§ **RECORDED DATA**:
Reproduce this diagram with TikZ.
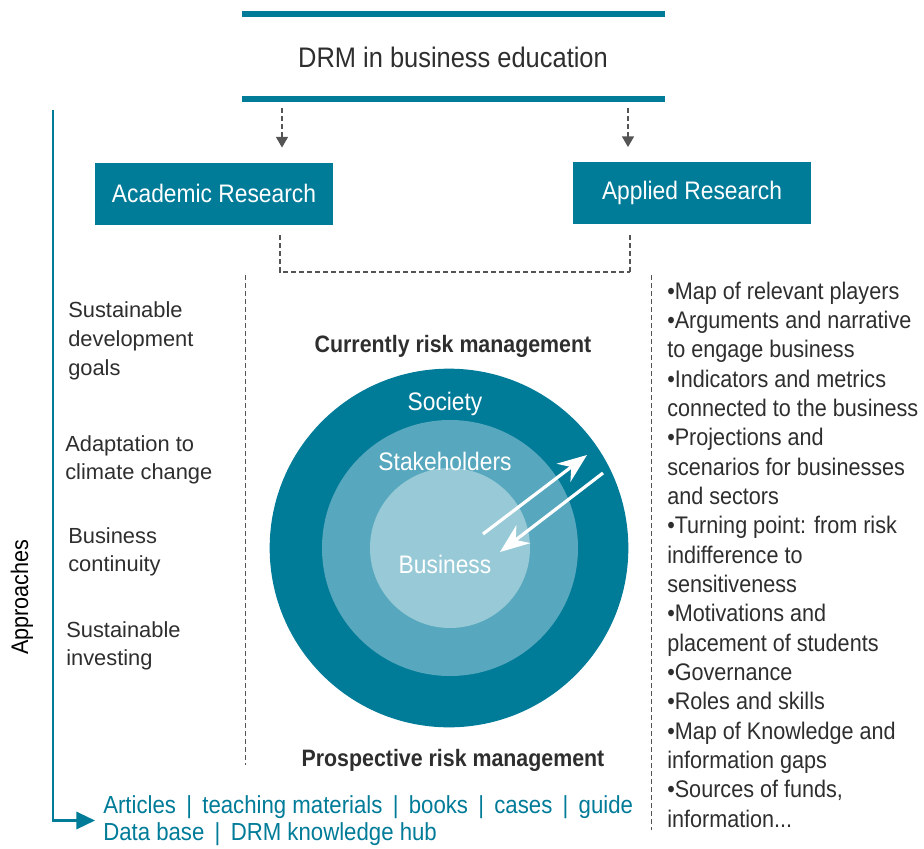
\documentclass[tikz,border=0pt]{standalone}
\usepackage{fontspec}
\setmainfont{Liberation Sans}
\newfontfamily\condfont[FakeStretch=0.9]{Liberation Sans}
\usetikzlibrary{arrows.meta}
\definecolor{drmteal}{HTML}{007B98}
\definecolor{drmmid}{HTML}{57A8BE}
\definecolor{drmlight}{HTML}{97C9D6}
\definecolor{drmtext}{HTML}{2E2E2E}
\definecolor{drmdash}{HTML}{555555}

\begin{document}
\begin{tikzpicture}[x=0.75pt, y=-0.75pt,
block/.style = {rectangle, fill=drmteal, text=white, minimum width=178.5pt,
  minimum height=46.5pt, font=\condfont\fontsize{19}{22}\selectfont},
topic/.style = {align=left, anchor=west, inner sep=0pt, text=drmtext,
  font=\fontsize{16.4}{21.5}\selectfont},
ring/.style = {text=white, font=\condfont\fontsize{19}{22}\selectfont},
heading/.style = {text=drmtext, font=\condfont\bfseries\fontsize{17.8}{20}\selectfont},
dashline/.style = {drmdash, line width=0.9pt, dash pattern=on 3.5pt off 2.5pt},
whitearrow/.style = {white, line width=2.4pt, -{Stealth[length=22pt, width=17pt]}}]
\useasboundingbox (0,0) rectangle (924,849);

% header
\draw [drmteal, line width=3.8pt] (242,14) -- (665,14);
\draw [drmteal, line width=3.8pt] (242,99) -- (665,99);
\node [text=drmtext, font=\condfont\fontsize{21.2}{24}\selectfont] at (453,57) (title) {DRM in business education};

\node [block] at (214,193.5) (acad) {Academic Research};
\node [block] at (692,193) (appl) {Applied Research};

\coordinate (t1) at (282,108);
\coordinate (t2) at (628,108);
\draw [dashline, -{Triangle[length=8pt, width=9pt]}, shorten >=11pt] (t1) -- (t1 |- acad.north);
\draw [dashline, -{Triangle[length=8pt, width=9pt]}, shorten >=11pt] (t2) -- (t2 |- appl.north);

\coordinate (j1) at (280,272);
\coordinate (j2) at (630,272);
\draw [dashline, shorten <=8pt] (acad.south -| j1) -- (j1) -- (j2);
\draw [dashline, shorten >=6pt] (j2) -- (appl.south -| j2);

% column separators
\draw [dashline, line width=0.7pt] (245,275) -- (245,765);
\draw [dashline, line width=0.7pt] (651,275) -- (651,830);

% approaches
\node [rotate=90, font=\condfont\fontsize{18}{20}\selectfont] at (22,597) (appr) {Approaches};
\node [topic] at (68,341) (sdg) {Sustainable\\development\\goals};
\node [topic] at (65,460) (adapt) {Adaptation to\\climate change};
\node [topic] at (68,552) (cont) {Business\\continuity};
\node [topic] at (66,646) (invest) {Sustainable\\investing};

% circles
\node [heading] at (453,346) (now) {Currently risk management};
\fill [drmteal] (449,548) circle (134.5pt);
\fill [drmmid] (450,548) circle (96pt);
\fill [drmlight] (450,548) circle (60pt);
\node [ring] at (445,404) (soc) {Society};
\node [ring] at (445,461) (stake) {Stakeholders};
\node [ring] at (445,564) (bus) {Business};
\coordinate (out1) at (483,534);
\coordinate (out2) at (587,455);
\coordinate (in1) at (603,473);
\coordinate (in2) at (500,552);
\draw [whitearrow] (out1) -- (out2);
\draw [whitearrow] (in1) -- (in2);
\node [heading] at (453,760) (later) {Prospective risk management};

% outputs
\node [anchor=west, align=left, inner sep=0pt, text=drmteal,
  font=\condfont\fontsize{18.5}{20.2}\selectfont] at (103,820.5) (outputs)
  {Articles \,|\, teaching materials \,|\, books \,|\, cases \,|\, guide\\Data base \,|\, DRM knowledge hub};
\draw [drmteal, line width=1.8pt, -{Triangle[length=14pt, width=13pt]}, shorten >=6pt] (53,110) |- (outputs.west);

% applied list
\node [anchor=west, align=left, inner sep=0pt, text=drmtext,
  font=\condfont\fontsize{18}{22}\selectfont] at (667,554.5) (needs)
  {•Map of relevant players\\
  •Arguments and narrative\\
  to engage business\\
  •Indicators and metrics\\
  connected to the business\\
  •Projections and\\
  scenarios for businesses\\
  and sectors\\
  •Turning point: from risk\\
  indifference to\\
  sensitiveness\\
  •Motivations and\\
  placement of students\\
  •Governance\\
  •Roles and skills\\
  •Map of Knowledge and\\
  information gaps\\
  •Sources of funds,\\
  information...};

\end{tikzpicture}
\end{document}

§ **STATED TASK**: With the pictures left out, restate word for word every line of the data above, from the first down to the line that contains "at (453,57) (title)".

§ **EXERCISE RESPONSE**:
Reproduce this diagram with TikZ.
\documentclass[tikz,border=0pt]{standalone}
\usepackage{fontspec}
\setmainfont{Liberation Sans}
\newfontfamily\condfont[FakeStretch=0.9]{Liberation Sans}
\usetikzlibrary{arrows.meta}
\definecolor{drmteal}{HTML}{007B98}
\definecolor{drmmid}{HTML}{57A8BE}
\definecolor{drmlight}{HTML}{97C9D6}
\definecolor{drmtext}{HTML}{2E2E2E}
\definecolor{drmdash}{HTML}{555555}

\begin{document}
\begin{tikzpicture}[x=0.75pt, y=-0.75pt,
block/.style = {rectangle, fill=drmteal, text=white, minimum width=178.5pt,
  minimum height=46.5pt, font=\condfont\fontsize{19}{22}\selectfont},
topic/.style = {align=left, anchor=west, inner sep=0pt, text=drmtext,
  font=\fontsize{16.4}{21.5}\selectfont},
ring/.style = {text=white, font=\condfont\fontsize{19}{22}\selectfont},
heading/.style = {text=drmtext, font=\condfont\bfseries\fontsize{17.8}{20}\selectfont},
dashline/.style = {drmdash, line width=0.9pt, dash pattern=on 3.5pt off 2.5pt},
whitearrow/.style = {white, line width=2.4pt, -{Stealth[length=22pt, width=17pt]}}]
\useasboundingbox (0,0) rectangle (924,849);

% header
\draw [drmteal, line width=3.8pt] (242,14) -- (665,14);
\draw [drmteal, line width=3.8pt] (242,99) -- (665,99);
\node [text=drmtext, font=\condfont\fontsize{21.2}{24}\selectfont] at (453,57) (title) {DRM in business education};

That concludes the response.